Problem statement:
Print exactly the lines from the first one down to the line that contains "(down\k) at (\x,33)", both included, and skip the pictures.

Supplied information:
· · · · · · ·

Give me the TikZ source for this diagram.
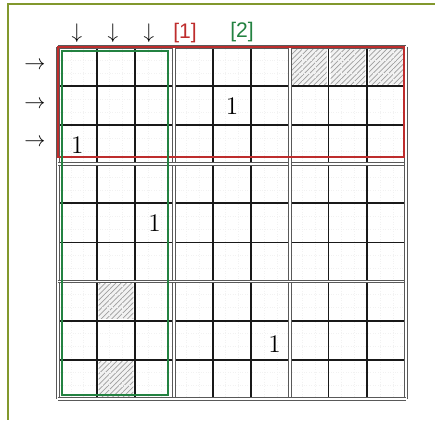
\documentclass[tikz,border=0pt]{standalone}
\usepackage{fontspec}
\newfontfamily\tagfont{Liberation Sans}
\usetikzlibrary{patterns}
\definecolor{frameolive}{RGB}{130,152,45}
\definecolor{boxred}{RGB}{190,45,45}
\definecolor{boxgreen}{RGB}{35,130,65}

\begin{document}
\begin{tikzpicture}[
			x=0.02cm, y=-0.02cm,
			cellline/.style  = {black!90, line width=1pt},
			blockline/.style = {black!65, double=white, double distance=0.9pt, line width=0.65pt},
			subline/.style   = {black!5, densely dotted, line width=0.4pt},
			hatch/.style     = {pattern=north east lines, pattern color=gray!75},
			num/.style       = {font=\Large, inner sep=1pt},
			marker/.style    = {font=\large, inner sep=0pt},
			tag/.style       = {font=\large\tagfont, inner sep=1pt}
			]
			\useasboundingbox (0,0) rectangle (435,420);

			% frame
			\draw[frameolive, line width=1pt] (435,4) -- (8,4) -- (8,420);

			% grid
			\begin{scope}[shift={(1.16cm,-0.94cm)}, x=0.7733cm, y=-0.782cm]
				% hatched cells
				\foreach \c/\r in {6/0, 7/0, 8/0, 1/6, 1/8} {
						\fill[gray!10] (\c+0.05,\r+0.05) rectangle (\c+0.95,\r+0.95);
						\fill[hatch] (\c+0.05,\r+0.05) rectangle (\c+0.95,\r+0.95);
					}

				% faint sub grid
				\foreach \i in {1,...,26} {
						\draw[subline] (\i/3,0) -- (\i/3,9);
						\draw[subline] (0,\i/3) -- (9,\i/3);
					}

				% cell lines
				\foreach \i in {1,2,4,5,7,8} {
						\draw[cellline] (\i,0) -- (\i,9);
						\draw[cellline] (0,\i) -- (9,\i);
					}

				% block lines
				\foreach \i in {0,3,6,9} {
						\draw[blockline] (\i,0) -- (\i,9);
						\draw[blockline] (0,\i) -- (9,\i);
					}

				% given numbers
				\node[num] (n31) at (0.5,2.5) {1};
				\node[num] (n25) at (4.5,1.5) {1};
				\node[num] (n53) at (2.5,4.5) {1};
				\node[num] (n86) at (5.6,7.6) {1};

				% regions
				\draw[boxred, line width=1.3pt] (0,0) rectangle (8.95,2.81);
				\draw[boxgreen, line width=1.3pt] (0.1,0.1) rectangle (2.84,8.9);
			\end{scope}

			% column markers
			\foreach \x [count=\k] in {77,113,149}
			\node[marker] (down\k) at (\x,33) {$\downarrow$};

			% row markers
			\foreach \y [count=\k] in {66,105,143}
			\node[marker] (right\k) at (35,\y) {$\rightarrow$};

			% region tags
			\node[tag, text=boxred] (tag1) at (185,33) {[1]};
			\node[tag, text=boxgreen] (tag2) at (242,32) {[2]};
		\end{tikzpicture}
\end{document}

· · · · · · ·

Output of the exercise:
Give me the TikZ source for this diagram.
\documentclass[tikz,border=0pt]{standalone}
\usepackage{fontspec}
\newfontfamily\tagfont{Liberation Sans}
\usetikzlibrary{patterns}
\definecolor{frameolive}{RGB}{130,152,45}
\definecolor{boxred}{RGB}{190,45,45}
\definecolor{boxgreen}{RGB}{35,130,65}

\begin{document}
\begin{tikzpicture}[
			x=0.02cm, y=-0.02cm,
			cellline/.style  = {black!90, line width=1pt},
			blockline/.style = {black!65, double=white, double distance=0.9pt, line width=0.65pt},
			subline/.style   = {black!5, densely dotted, line width=0.4pt},
			hatch/.style     = {pattern=north east lines, pattern color=gray!75},
			num/.style       = {font=\Large, inner sep=1pt},
			marker/.style    = {font=\large, inner sep=0pt},
			tag/.style       = {font=\large\tagfont, inner sep=1pt}
			]
			\useasboundingbox (0,0) rectangle (435,420);

			% frame
			\draw[frameolive, line width=1pt] (435,4) -- (8,4) -- (8,420);

			% grid
			\begin{scope}[shift={(1.16cm,-0.94cm)}, x=0.7733cm, y=-0.782cm]
				% hatched cells
				\foreach \c/\r in {6/0, 7/0, 8/0, 1/6, 1/8} {
						\fill[gray!10] (\c+0.05,\r+0.05) rectangle (\c+0.95,\r+0.95);
						\fill[hatch] (\c+0.05,\r+0.05) rectangle (\c+0.95,\r+0.95);
					}

				% faint sub grid
				\foreach \i in {1,...,26} {
						\draw[subline] (\i/3,0) -- (\i/3,9);
						\draw[subline] (0,\i/3) -- (9,\i/3);
					}

				% cell lines
				\foreach \i in {1,2,4,5,7,8} {
						\draw[cellline] (\i,0) -- (\i,9);
						\draw[cellline] (0,\i) -- (9,\i);
					}

				% block lines
				\foreach \i in {0,3,6,9} {
						\draw[blockline] (\i,0) -- (\i,9);
						\draw[blockline] (0,\i) -- (9,\i);
					}

				% given numbers
				\node[num] (n31) at (0.5,2.5) {1};
				\node[num] (n25) at (4.5,1.5) {1};
				\node[num] (n53) at (2.5,4.5) {1};
				\node[num] (n86) at (5.6,7.6) {1};

				% regions
				\draw[boxred, line width=1.3pt] (0,0) rectangle (8.95,2.81);
				\draw[boxgreen, line width=1.3pt] (0.1,0.1) rectangle (2.84,8.9);
			\end{scope}

			% column markers
			\foreach \x [count=\k] in {77,113,149}
			\node[marker] (down\k) at (\x,33) {$\downarrow$};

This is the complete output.